But is it Instagrammable?
- CUFLBS
- Mar 10, 2019
- 3 min read
Updated: Mar 18, 2019
By Marie-Louise James
Playful or political: short of being boring or safe, these are seemingly the two routes a designer can take to ensure a memorable fashion week collection. Beautiful garments are a given; the age of viral posts and Instagram sensations demands more.
In the past two months of haute couture and ready-to-wear fashion weeks, designers have decided to face this Janus in different ways. Viktor and Rolf tackled it head on with their haute couture collection of enormous tulle dresses, satirizing “inspo” culture with cliché one-liners. Huge letters in cheesy fonts overlaid cake-layers of pastel tulle with statements such as “no photos please” or, “sorry I’m late I didn’t want to come.” Ironically, it was the parodied kitchiness of these kind of phrases—the kind of maxims you’d see on an overpriced coffee mug—that made the collection go viral.

Jeremy Scott similarly embraced his self-given title as “king of camp” with his Moschino Game Show for FW19/20, a spoof on wheel of fortune and capitalist culture. Models strutted by arcade machines and luxury cars in voluminous 60s wigs, shimmering paillette gowns and shamelessly over the top coats. The crowning jewel was a tin-foil, microwave meal cape, so incredibly over the top that British Vogue suggested it be worn to the next Met Gala (the Costume Institute Gala has, after all, announced its theme for 2019 as Notes on “Camp”).

And most recently, a miniature bag from the Jacquemus FW19/20 show at Paris Fashion Week has everyone losing their heads. A whole 5.2 cm long, the Jacquemus Mini Le Chiquito bag retails for around £380, becoming such a sensation that it has already sold out at many online suppliers. Reactions to the Jacquemus bag have gone beyond the world of critics and fashion enthusiasts, blowing up on Twitter and Instagram. Many have pointed out that its tiny size can fit, at most, one mint or “the dignity of its owner.”

The French fashion label has already gone viral in past seasons for its caricatural play with proportions. Before, however, the 29-year-old designer favoured the other side of the spectrum: enormous straw hats and giant raffia beach bags juxtaposed the brand’s delicate swimsuits and filigree Riviera-wear. Perhaps these pieces created less of an outrage because, strictly speaking, a 1-metre-wide-brimmed sunhat can glamorously provide even more protection from those pesky ageing UV rays—and no-one can complain about a tote that fits just about everything in it à la Mary Poppins.

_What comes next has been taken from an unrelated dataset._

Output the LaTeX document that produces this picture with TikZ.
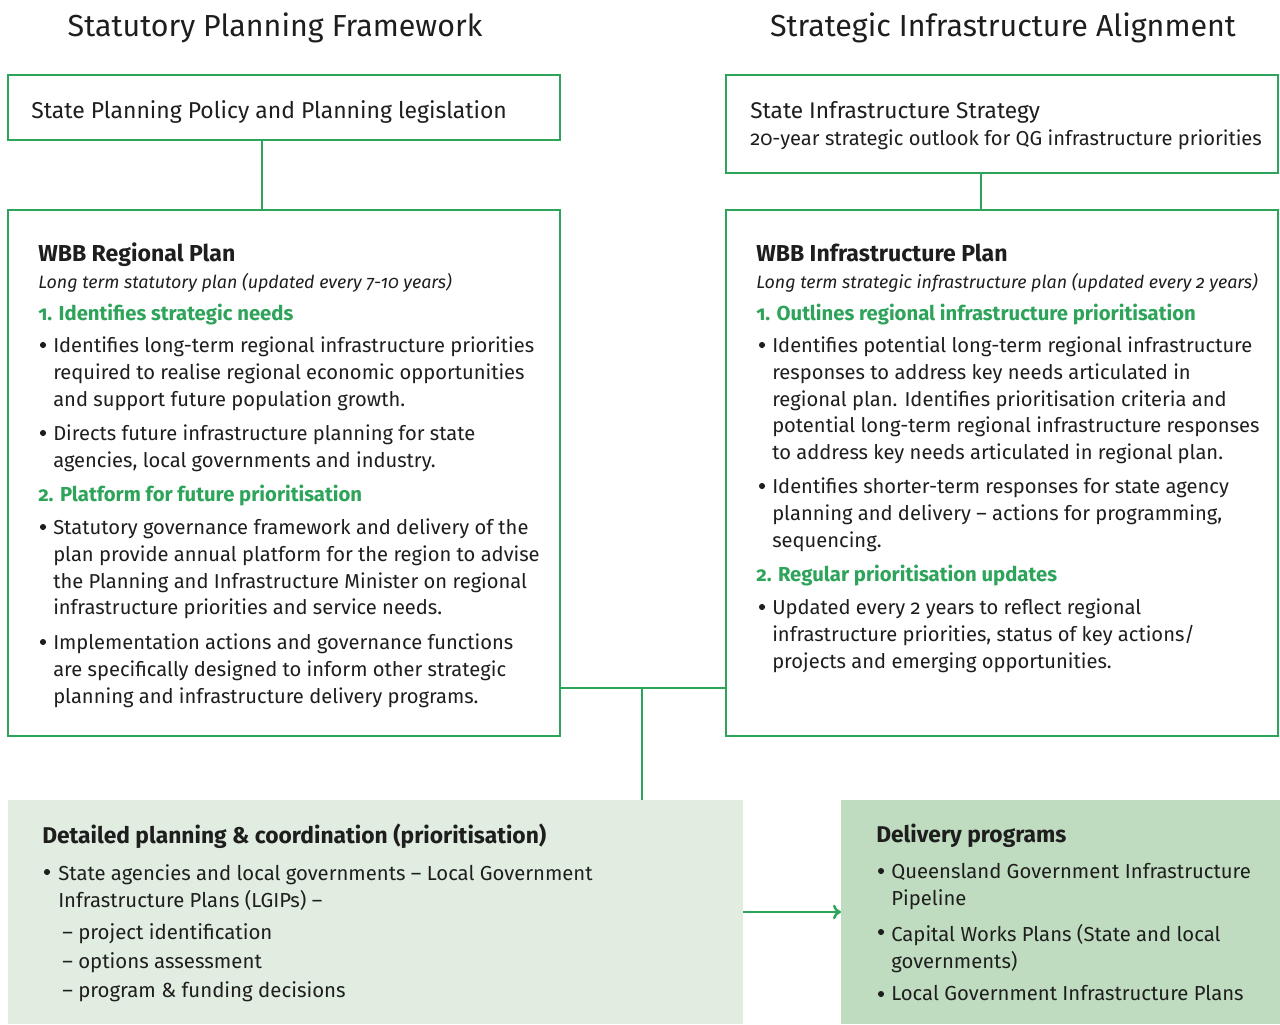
\documentclass[tikz,border=0pt]{standalone}
\usepackage{fontspec}
\setmainfont{Fira Sans}[Numbers=OldStyle]
\usetikzlibrary{arrows.meta}
\definecolor{qgreen}{HTML}{2EA35A}
\definecolor{qtext}{HTML}{1E1E1E}
\definecolor{fillE}{HTML}{E0EDE0}
\definecolor{fillF}{HTML}{C0DCC0}
\begin{document}
\begin{tikzpicture}[x=0.75pt,y=-0.75pt,
  tline/.style={anchor=base west,inner sep=0pt,text=qtext},
  body/.style={font=\fontsize{15.1}{20}\selectfont},
  ital/.style={font=\fontsize{13.4}{18}\selectfont\itshape},
  head/.style={font=\fontsize{17.3}{22}\selectfont\bfseries},
  ghead/.style={font=\fontsize{15.2}{20}\selectfont\bfseries,text=qgreen},
  lowbody/.style={font=\fontsize{15.2}{20.3}\selectfont},
  lowhead/.style={font=\fontsize{17.1}{22}\selectfont\bfseries},
  title/.style={font=\fontsize{22.8}{28}\selectfont,anchor=base,inner sep=0pt,text=qtext},
  frame/.style={draw=qgreen,line width=1.8pt,fill=white},
  conn/.style={draw=qgreen,line width=1.8pt},
  bul/.style={circle,fill=qtext,inner sep=0pt,minimum size=4.6pt}
]
\useasboundingbox[fill=white] (0,0) rectangle (1280,1024);

% titles
\node[title] (t1) at (275,37) {Statutory Planning Framework};
\node[title] (t2) at (1003,37) {Strategic Infrastructure Alignment};

% boxes
\path[frame] (8,75) rectangle (560,140);
\coordinate (Abot) at (262,140);
\path[frame] (726,75) rectangle (1278,173);
\coordinate (Bbot) at (981,173);
\path[frame] (8,210) rectangle (560,736);
\coordinate (Ctop) at (262,210);
\coordinate (Cright) at (560,688);
\path[frame] (726,210) rectangle (1278,736);
\coordinate (Dtop) at (981,210);
\coordinate (Dleft) at (726,688);
\path[fill=fillE] (8,800) rectangle (743,1024);
\coordinate (Etop) at (642,800);
\coordinate (Eright) at (743,912);
\path[fill=fillF] (841,800) rectangle (1280,1024);
\coordinate (Fleft) at (841,912);

% connectors
\draw[conn] (Abot) -- (Ctop);
\draw[conn] (Bbot) -- (Dtop);
\draw[conn] (Cright) -- (Dleft);
\coordinate (J) at (642,688);
\draw[conn] (J) -- (Etop);
\draw[conn,-{To[length=6pt,width=11pt]}] (Eright) -- (Fleft);

% box A / B text
\node[tline,font=\fontsize{17.2}{22}\selectfont] (a1) at (31,118) {State Planning Policy and Planning legislation};
\node[tline,font=\fontsize{17}{22}\selectfont] (b1) at (750,118) {State Infrastructure Strategy};
\node[tline,body] (b2) at (750,145) {20-year strategic outlook for QG infrastructure priorities};

% box C
\node[tline,head] (c1) at (38,261) {WBB Regional Plan};
\node[tline,ital] (c2) at (38,288) {Long term statutory plan (updated every 7-10 years)};
\node[tline,ghead] (c3) at (38,320) {1. Identifies strategic needs};
\node[bul] (cb1) at (43,345) {};
\node[tline,body,align=left,anchor=north west] (c4) at (53,337) {Identifies long-term regional infrastructure priorities\\required to realise regional economic opportunities\\and support future population growth.};
\node[bul] (cb2) at (43,433) {};
\node[tline,body,align=left,anchor=north west] (c5) at (53,425) {Directs future infrastructure planning for state\\agencies, local governments and industry.};
\node[tline,ghead] (c6) at (38,501) {2. Platform for future prioritisation};
\node[bul] (cb3) at (43,527) {};
\node[tline,body,align=left,anchor=north west] (c7) at (53,519) {Statutory governance framework and delivery of the\\plan provide annual platform for the region to advise\\the Planning and Infrastructure Minister on regional\\infrastructure priorities and service needs.};
\node[bul] (cb4) at (43,642) {};
\node[tline,body,align=left,anchor=north west] (c8) at (53,634) {Implementation actions and governance functions\\are specifically designed to inform other strategic\\planning and infrastructure delivery programs.};

% box D
\node[tline,head] (d1) at (756,261) {WBB Infrastructure Plan};
\node[tline,ital] (d2) at (756,288) {Long term strategic infrastructure plan (updated every 2 years)};
\node[tline,ghead] (d3) at (756,320) {1. Outlines regional infrastructure prioritisation};
\node[bul] (db1) at (762,345) {};
\node[tline,body,align=left,anchor=north west] (d4) at (772,337) {Identifies potential long-term regional infrastructure\\responses to address key needs articulated in\\regional plan. Identifies prioritisation criteria and\\potential long-term regional infrastructure responses\\to address key needs articulated in regional plan.};
\node[bul] (db2) at (762,486) {};
\node[tline,body,align=left,anchor=north west] (d5) at (772,478) {Identifies shorter-term responses for state agency\\planning and delivery -- actions for programming,\\sequencing.};
\node[tline,ghead] (d6) at (756,581) {2. Regular prioritisation updates};
\node[bul] (db3) at (762,607) {};
\node[tline,body,align=left,anchor=north west] (d7) at (772,599) {Updated every 2 years to reflect regional\\infrastructure priorities, status of key actions/\\projects and emerging opportunities.};

% box E
\node[tline,lowhead] (e1) at (42,843) {Detailed planning \& coordination (prioritisation)};
\node[bul] (eb1) at (47,872) {};
\node[tline,lowbody,align=left,anchor=north west] (e2) at (58,864) {State agencies and local governments -- Local Government\\Infrastructure Plans (LGIPs) --};
\node[tline,font=\fontsize{15.3}{22}\selectfont,align=left,anchor=north west] (e3) at (62,923) {-- project identification\\-- options assessment\\-- program \& funding decisions};

% box F
\node[tline,lowhead] (f1) at (876,842) {Delivery programs};
\node[bul] (fb1) at (881,871) {};
\node[tline,lowbody,align=left,anchor=north west] (f2) at (891,863) {Queensland Government Infrastructure\\Pipeline};
\node[bul] (fb2) at (881,932) {};
\node[tline,lowbody,align=left,anchor=north west] (f3) at (891,924) {Capital Works Plans (State and local\\governments)};
\node[bul] (fb3) at (881,994) {};
\node[tline,lowbody] (f4) at (891,1000) {Local Government Infrastructure Plans};
\end{tikzpicture}
\end{document}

Viktor and Rolf, Moschino, and Jacquemus all leave us with viral fashion moments that play on both visual gags and cultural expectations. In some ways, it seems that the goal has shifted in the past decade: it’s not about the shock factor in itself, but rather a kind of memorability that depends on social media marketability.
Of course, some designers have managed to escape this explicit demand—case in point, Pierpaolo Piccioli’s creative direction for Valentino, which both pushes beauty norms and standards of representation while staying true to the dreamlike elegance of the Italian house. Yet even here, Naomi Campbell closed the Spring 2019 couture presentation in an opulent sheer black gown, an unforgettable return to the runway after 14 years—and a viral moment for the world without doubt.

The resounding message of the collection reverberated far beyond the double-tap of an Instagram post with its celebration of the female body (#freethenipple) and, even more so, the fact that the show featured more than 30 women of colour. Piccioli’s heartfelt effort to diversify an industry that still has a lot to learn could not have been presented in a more graceful, subtle yet powerful way; it was not simply an endeavour to monetize or cater to a political message for the sake of appearances. Yet the social media sensation of the moment was, nonetheless, the cherry on top.
The age-old question, “will we remember it?” seems to have taken on an asterisk, an addendum, in today’s world of smartphones and online circulation. The question that now stands: will social media remember it?